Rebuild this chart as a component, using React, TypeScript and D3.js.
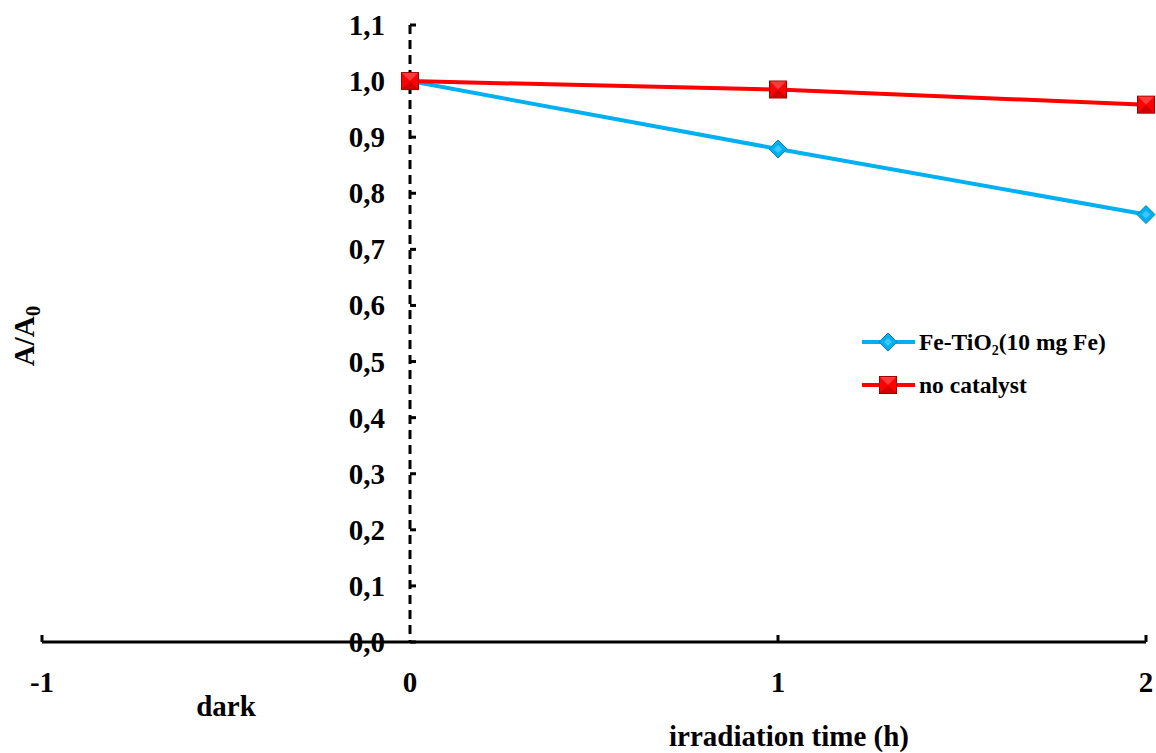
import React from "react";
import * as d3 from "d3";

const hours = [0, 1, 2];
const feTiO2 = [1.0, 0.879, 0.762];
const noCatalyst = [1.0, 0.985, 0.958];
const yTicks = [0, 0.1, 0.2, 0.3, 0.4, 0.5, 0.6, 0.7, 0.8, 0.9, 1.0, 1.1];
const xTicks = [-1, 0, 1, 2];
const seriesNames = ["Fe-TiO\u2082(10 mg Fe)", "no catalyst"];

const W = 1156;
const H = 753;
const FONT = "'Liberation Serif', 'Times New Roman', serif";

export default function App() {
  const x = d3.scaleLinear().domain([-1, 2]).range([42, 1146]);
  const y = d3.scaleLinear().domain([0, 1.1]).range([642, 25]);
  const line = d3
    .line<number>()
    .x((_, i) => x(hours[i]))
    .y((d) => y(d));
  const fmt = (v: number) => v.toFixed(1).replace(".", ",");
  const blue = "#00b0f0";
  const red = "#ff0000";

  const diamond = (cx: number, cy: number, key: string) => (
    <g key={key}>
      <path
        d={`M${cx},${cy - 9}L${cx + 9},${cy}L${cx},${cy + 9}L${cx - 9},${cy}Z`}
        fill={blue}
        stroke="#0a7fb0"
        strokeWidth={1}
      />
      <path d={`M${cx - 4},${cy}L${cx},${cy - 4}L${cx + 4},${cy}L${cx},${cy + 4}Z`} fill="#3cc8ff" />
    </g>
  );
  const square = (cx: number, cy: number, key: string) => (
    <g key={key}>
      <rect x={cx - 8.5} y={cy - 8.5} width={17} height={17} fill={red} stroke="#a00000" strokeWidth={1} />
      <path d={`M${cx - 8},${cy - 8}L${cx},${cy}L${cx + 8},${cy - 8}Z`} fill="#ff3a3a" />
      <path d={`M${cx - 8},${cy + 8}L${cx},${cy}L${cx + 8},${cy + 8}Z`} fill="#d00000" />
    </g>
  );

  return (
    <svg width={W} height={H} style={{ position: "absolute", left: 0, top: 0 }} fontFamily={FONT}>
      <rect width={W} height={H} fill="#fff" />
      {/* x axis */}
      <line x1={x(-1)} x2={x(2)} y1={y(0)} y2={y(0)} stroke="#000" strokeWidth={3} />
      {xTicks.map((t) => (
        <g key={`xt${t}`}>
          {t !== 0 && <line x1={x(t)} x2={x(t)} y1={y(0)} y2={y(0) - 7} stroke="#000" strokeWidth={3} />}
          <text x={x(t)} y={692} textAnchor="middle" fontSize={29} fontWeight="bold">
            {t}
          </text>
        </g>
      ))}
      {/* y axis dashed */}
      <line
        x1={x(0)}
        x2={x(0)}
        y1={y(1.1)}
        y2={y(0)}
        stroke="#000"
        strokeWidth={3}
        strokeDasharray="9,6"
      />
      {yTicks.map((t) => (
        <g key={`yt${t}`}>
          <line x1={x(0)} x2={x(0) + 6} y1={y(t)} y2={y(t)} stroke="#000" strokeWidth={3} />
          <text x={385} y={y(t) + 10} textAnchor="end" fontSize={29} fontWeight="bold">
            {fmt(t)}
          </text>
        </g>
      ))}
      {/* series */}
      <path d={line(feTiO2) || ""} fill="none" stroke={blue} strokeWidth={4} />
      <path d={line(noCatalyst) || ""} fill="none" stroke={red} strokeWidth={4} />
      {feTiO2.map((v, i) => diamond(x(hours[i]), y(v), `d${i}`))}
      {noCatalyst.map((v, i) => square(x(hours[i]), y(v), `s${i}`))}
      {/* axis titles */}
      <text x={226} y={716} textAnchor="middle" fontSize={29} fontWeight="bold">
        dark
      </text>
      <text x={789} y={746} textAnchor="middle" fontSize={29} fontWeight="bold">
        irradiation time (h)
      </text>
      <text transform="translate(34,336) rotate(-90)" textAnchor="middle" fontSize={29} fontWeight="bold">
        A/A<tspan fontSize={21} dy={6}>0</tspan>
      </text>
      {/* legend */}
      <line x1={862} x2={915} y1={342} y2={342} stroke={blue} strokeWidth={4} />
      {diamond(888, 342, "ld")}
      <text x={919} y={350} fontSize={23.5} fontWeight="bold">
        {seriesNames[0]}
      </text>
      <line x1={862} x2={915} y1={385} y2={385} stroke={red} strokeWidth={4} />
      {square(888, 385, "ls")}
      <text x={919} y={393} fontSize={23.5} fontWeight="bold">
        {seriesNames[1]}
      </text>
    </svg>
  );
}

**EXERCISE DESCRIPTION**
Write out, word for word, the lines from the start of the data through the one holding "import * as". Omit pictures.

**COMPLETE ANSWER**
Rebuild this chart as a component, using React, TypeScript and D3.js.
import React from "react";
import * as d3 from "d3";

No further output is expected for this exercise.